Minister of Agriculture and Food
- In office 26 October 2019 – 2 April 2024
- Prime Minister: António Costa
- Preceded by: Luís Capoulas Santos
- Succeeded by: José Manuel Fernandes

Secretary of State for Regional Development
- In office 18 February 2019 – 26 October 2019
- Prime Minister: António Costa
- Preceded by: Position established
- Succeeded by: Carlos Miguel

Mayor of Abrantes
- In office 11 October 2009 – 17 February 2019
- Preceded by: Nelson de Carvalho
- Succeeded by: Manuel Jorge Valamatos

Personal details
- Born: Maria do Céu de Oliveira Antunes July 10, 1970 (age 56) Abrantes, Portugal
- Party: Socialist Party
- Children: 2
- Education: University of Coimbra

= Maria do Céu Antunes =

Portuguese politician (born 1970)

Maria do Céu de Oliveira Antunes (born 10 July 1970), previously known as Maria do Céu Albuquerque, is a Portuguese politician who served as the Minister of Agriculture from 2019 to 2024.

She has a degree in biochemistry from the Faculty of Sciences and Technologies of the University of Coimbra and has a postgraduate degree in Quality Management and Food Safety from the Instituto Superior de Ciências da Saúde Egas Moniz. In January 2022, she was elected to the Assembly of the Republic on the list of the victorious Socialist Party (PS), as a representative of Santarém, and was reappointed as Minister of Agriculture and Food.
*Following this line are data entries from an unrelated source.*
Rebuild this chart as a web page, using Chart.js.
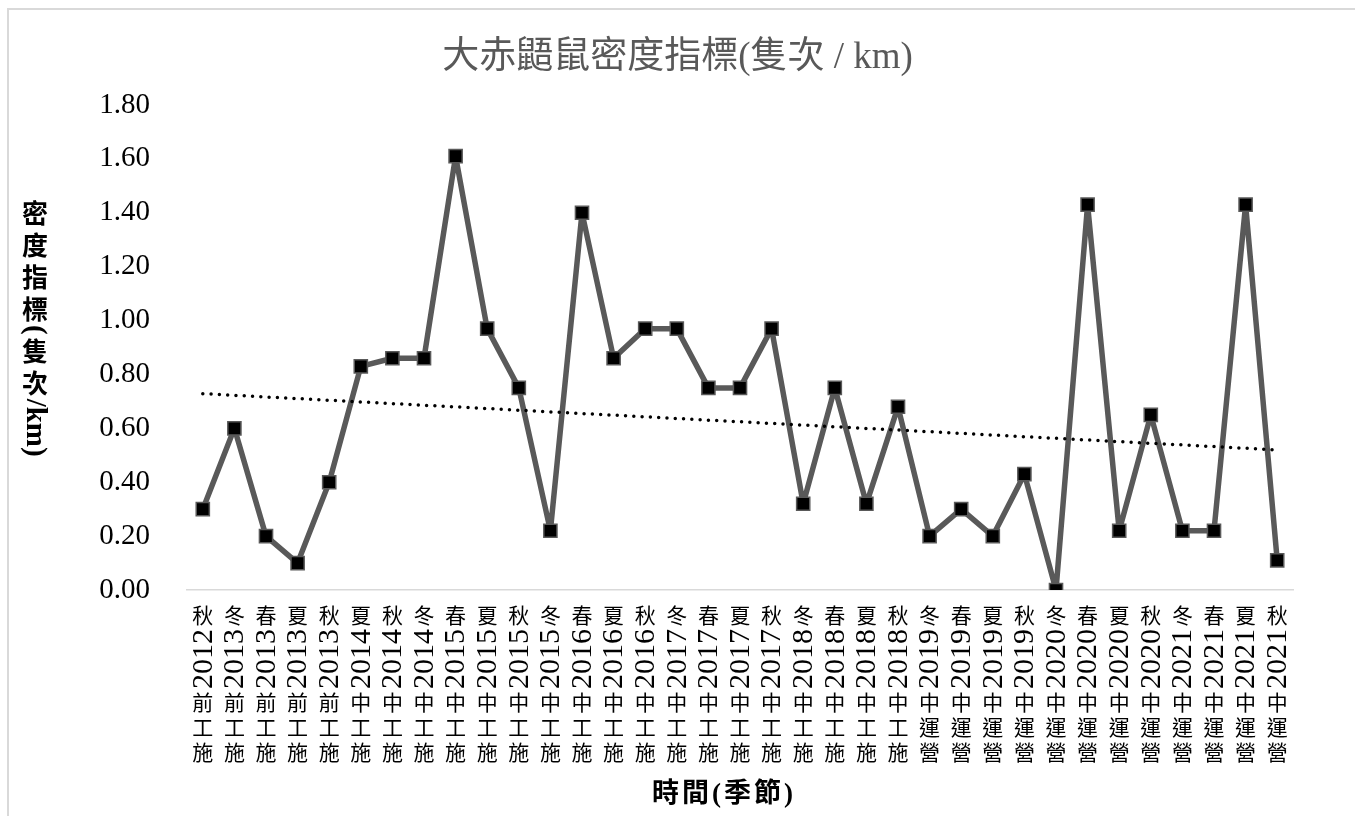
<!DOCTYPE html>
<html><head><meta charset="utf-8">
<script src="https://cdn.jsdelivr.net/npm/chart.js@4"></script>
<style>
html,body{margin:0;padding:0;background:#fff;overflow:hidden;width:1355px;height:816px;}
#frame{position:absolute;left:7px;top:8px;width:1400px;height:900px;border-left:2px solid #d9d9d9;border-top:2px solid #d9d9d9;box-sizing:border-box;}
#wrap{position:absolute;left:0;top:0;width:1355px;height:816px;}
</style></head><body>
<div id="frame"></div>
<div id="wrap"><canvas id="c"></canvas></div>
<script>
const categories = [
  '施工前2012秋','施工前2013冬','施工前2013春','施工前2013夏','施工前2013秋',
  '施工中2014夏','施工中2014秋','施工中2014冬','施工中2015春','施工中2015夏',
  '施工中2015秋','施工中2015冬','施工中2016春','施工中2016夏','施工中2016秋',
  '施工中2017冬','施工中2017春','施工中2017夏','施工中2017秋','施工中2018冬',
  '施工中2018春','施工中2018夏','施工中2018秋','營運中2019冬','營運中2019春',
  '營運中2019夏','營運中2019秋','營運中2020冬','營運中2020春','營運中2020夏',
  '營運中2020秋','營運中2021冬','營運中2021春','營運中2021夏','營運中2021秋'
];
const densityValues = [
  0.30,0.60,0.20,0.10,0.40,
  0.83,0.86,0.86,1.61,0.97,
  0.75,0.22,1.40,0.86,0.97,
  0.97,0.75,0.75,0.97,0.32,
  0.75,0.32,0.68,0.20,0.30,
  0.20,0.43,0.00,1.43,0.22,
  0.65,0.22,0.22,1.43,0.11
];
const yTickValues = [0,0.2,0.4,0.6,0.8,1.0,1.2,1.4,1.6,1.8];
const chartTitle = '大赤鼯鼠密度指標(隻次 / km)';
const yAxisTitle = '密度指標(隻次/km)';
const xAxisTitle = '時間(季節)';

// least-squares linear trendline (like Excel's linear trendline)
function linearTrend(vals){
  const n = vals.length;
  let sx=0, sy=0, sxy=0, sxx=0;
  vals.forEach((v,i)=>{ sx+=i; sy+=v; sxy+=i*v; sxx+=i*i; });
  const b = (n*sxy - sx*sy)/(n*sxx - sx*sx);
  const a = (sy - b*sx)/n;
  return vals.map((v,i)=>a + b*i);
}
const trendValues = linearTrend(densityValues);

function splitRuns(text){
  const runs=[]; let cur='';
  for (const ch of text){
    if (/[\x00-\x7F]/.test(ch)) cur+=ch;
    else { if(cur){runs.push({latin:true,t:cur});cur='';} runs.push({latin:false,t:ch}); }
  }
  if (cur) runs.push({latin:true,t:cur});
  return runs;
}
// text reading bottom-to-top, CJK upright, latin rotated counter-clockwise
function drawUpward(ctx, text, cx, yTop, o){
  const runs = splitRuns(text).reverse();
  let y = yTop;
  for (const r of runs){
    if (r.latin){
      ctx.font = o.latinFont;
      const w = ctx.measureText(r.t).width;
      ctx.save();
      ctx.translate(cx + (o.latinShift||0), y + w + o.gap);
      ctx.rotate(-Math.PI/2);
      ctx.textAlign='left'; ctx.textBaseline='middle';
      ctx.fillText(r.t,0,0);
      ctx.restore();
      y += w + 2*o.gap;
    } else {
      ctx.font = o.cjkFont; ctx.textAlign='center'; ctx.textBaseline='middle';
      ctx.fillText(r.t, cx, y + o.pitch/2);
      y += o.pitch;
    }
  }
}
// text reading top-to-bottom, CJK upright, latin rotated clockwise
function drawDownward(ctx, text, cx, yTop, o){
  const runs = splitRuns(text);
  let y = yTop;
  for (const r of runs){
    if (r.latin){
      ctx.font = o.latinFont;
      const w = ctx.measureText(r.t).width;
      ctx.save();
      ctx.translate(cx + (o.latinShift||0), y);
      ctx.rotate(Math.PI/2);
      ctx.textAlign='left'; ctx.textBaseline='middle';
      ctx.fillText(r.t,0,0);
      ctx.restore();
      y += w;
    } else {
      ctx.font = o.cjkFont; ctx.textAlign='center'; ctx.textBaseline='middle';
      ctx.fillText(r.t, cx, y + o.pitch/2);
      y += o.pitch;
    }
  }
}

const textPlugin = {
  id:'verticalText',
  afterDraw(chart){
    const ctx = chart.ctx, xs = chart.scales.x;
    ctx.save();
    ctx.fillStyle = '#000';
    categories.forEach((lab,i)=>{
      const cx = xs.getPixelForValue(i);
      drawUpward(ctx, lab, cx, xs.top + 13, {
        cjkFont:'21px "Noto Sans CJK TC"', pitch:25,
        latinFont:'30px "Liberation Serif"', gap:1, latinShift:1
      });
    });
    drawDownward(ctx, yAxisTitle, 35, 197, {
      cjkFont:'bold 26px "Noto Sans CJK TC"', pitch:32,
      latinFont:'bold 29px "Liberation Serif"', latinShift:-1
    });
    ctx.font = 'bold 27px "Liberation Serif","Noto Sans CJK TC"';
    if ('letterSpacing' in ctx) ctx.letterSpacing = '3px';
    ctx.textAlign='center'; ctx.textBaseline='middle';
    ctx.fillText(xAxisTitle, 724, 795);
    if ('letterSpacing' in ctx) ctx.letterSpacing = '0px';
    ctx.restore();
  }
};

new Chart(document.getElementById('c'), {
  type:'line',
  data:{
    labels: categories,
    datasets:[
      {
        label:'線性趨勢',
        data: trendValues,
        borderColor:'#000',
        borderWidth:3.5,
        borderDash:[0,8.3],
        borderCapStyle:'round',
        pointRadius:0,
        fill:false,
        tension:0,
        order:0
      },
      {
        label:'密度指標',
        data: densityValues,
        borderColor:'#595959',
        borderWidth:5.5,
        borderJoinStyle:'round',
        pointStyle:'rect',
        pointRadius:9.3,
        pointBackgroundColor:'#000',
        pointBorderColor:'#595959',
        pointBorderWidth:1.5,
        fill:false,
        tension:0,
        order:1
      }
    ]
  },
  plugins:[textPlugin],
  options:{
    responsive:true,
    maintainAspectRatio:false,
    animation:false,
    layout:{padding:{left:62,right:62,top:0,bottom:0}},
    plugins:{
      legend:{display:false},
      tooltip:{enabled:false},
      title:{
        display:true,
        text: chartTitle,
        color:'#595959',
        font:{family:'"Liberation Serif","Noto Sans CJK TC"', size:37, weight:'normal', lineHeight:1.2},
        padding:{top:36,bottom:24.6}
      }
    },
    scales:{
      x:{
        type:'category',
        offset:true,
        grid:{display:true,color:'rgba(0,0,0,0)',drawTicks:false},
        border:{display:true,color:'#d9d9d9',width:1.5},
        ticks:{display:false},
        afterFit(scale){ scale.height = 226; }
      },
      y:{
        min:0, max:1.8,
        grid:{display:false,drawTicks:false},
        border:{display:false},
        afterBuildTicks(scale){ scale.ticks = yTickValues.map(v=>({value:v})); },
        ticks:{
          padding:37,
          color:'#000',
          font:{family:'"Liberation Serif"', size:29},
          callback:(v)=>Number(v).toFixed(2)
        },
        afterFit(scale){ scale.width = 125; }
      }
    }
  }
});
</script>
</body></html>
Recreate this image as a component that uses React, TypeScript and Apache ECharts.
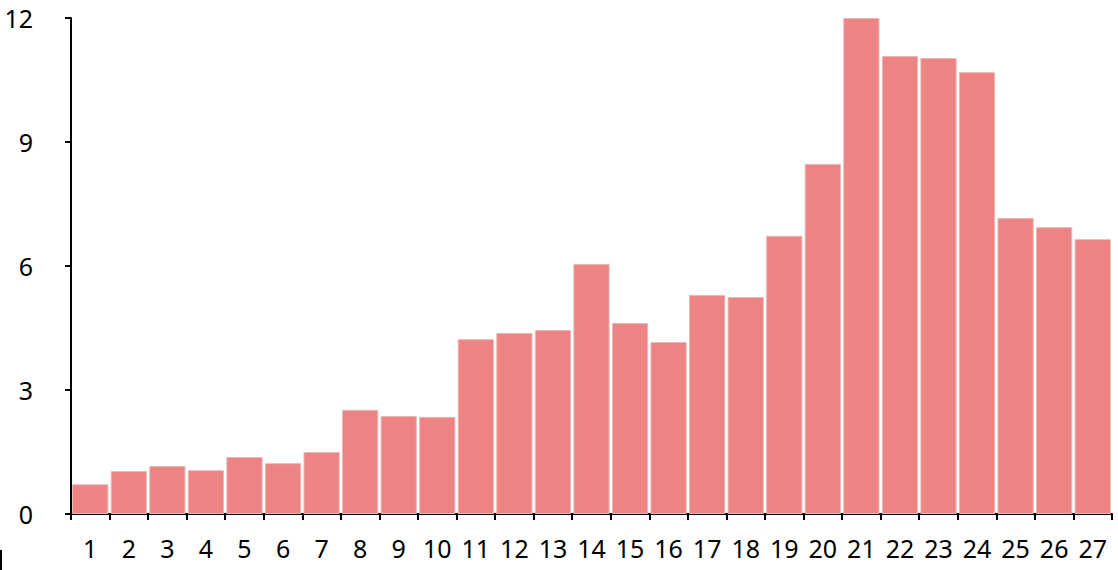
import React, { useEffect, useRef } from "react";
import * as echarts from "echarts";

const categories = ["1","2","3","4","5","6","7","8","9","10","11","12","13","14","15","16","17","18","19","20","21","22","23","24","25","26","27"];
const values = [0.72, 1.04, 1.16, 1.06, 1.38, 1.23, 1.5, 2.52, 2.37, 2.35, 4.23, 4.38, 4.45, 6.05, 4.62, 4.16, 5.3, 5.25, 6.73, 8.47, 12.0, 11.08, 11.03, 10.69, 7.16, 6.94, 6.65];
const yTicks = [0, 3, 6, 9, 12];

export default function App() {
  const ref = useRef<HTMLDivElement>(null);
  useEffect(() => {
    const chart = echarts.init(ref.current!, null, { renderer: "svg" });
    const font = "Noto Sans";
    chart.setOption({
      animation: false,
      grid: { left: 71, right: 6, top: 18, bottom: 56, containLabel: false },
      xAxis: {
        type: "category",
        data: categories,
        axisLine: { show: true, lineStyle: { color: "#000", width: 2 } },
        axisTick: { show: true, alignWithLabel: false, length: 6, lineStyle: { color: "#000", width: 2 } },
        axisLabel: { color: "#000", fontSize: 25, fontFamily: font, margin: 21, interval: 0 },
        splitLine: { show: false },
      },
      yAxis: {
        type: "value",
        min: yTicks[0],
        max: yTicks[yTicks.length - 1],
        interval: 3,
        axisLine: { show: true, lineStyle: { color: "#000", width: 2 } },
        axisTick: { show: true, length: 6, lineStyle: { color: "#000", width: 2 } },
        axisLabel: { color: "#000", fontSize: 25, fontFamily: font, margin: 38 },
        splitLine: { show: false },
      },
      graphic: [
        { type: "rect", shape: { x: 0, y: 550, width: 2, height: 20 }, style: { fill: "#000" } },
      ],
      series: [
        {
          type: "bar",
          data: values,
          barCategoryGap: "6%",
          itemStyle: { color: "#EE8383", borderColor: "#E6B8B8", borderWidth: 1 },
        },
      ],
    });
    return () => chart.dispose();
  }, []);
  return <div ref={ref} style={{ width: 1118, height: 570, position: "absolute", left: 0, top: 0 }} />;
}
Before that, she had been Secretary of State for Regional Development in the XXI Constitutional Government of February 18 to October 26, 2019, and President of the Municipality of Abrantes for 9 years.

==Controversies==
===Jorge Ferreira Dias case===
During her 9-year term as Mayor of Abrantes, Maria do Céu Albuquerque got involved in controversies with construction entrepreneur Jorge Ferreira Dias, over land disputes. This case became more visible through the reporting of Ana Leal on TVI.

== Personal life ==
Antunes was married and has 2 daughters. During her marriage she adopted her husband's surname, Albuquerque. After divorcing in 2020, she returned to using her maiden name.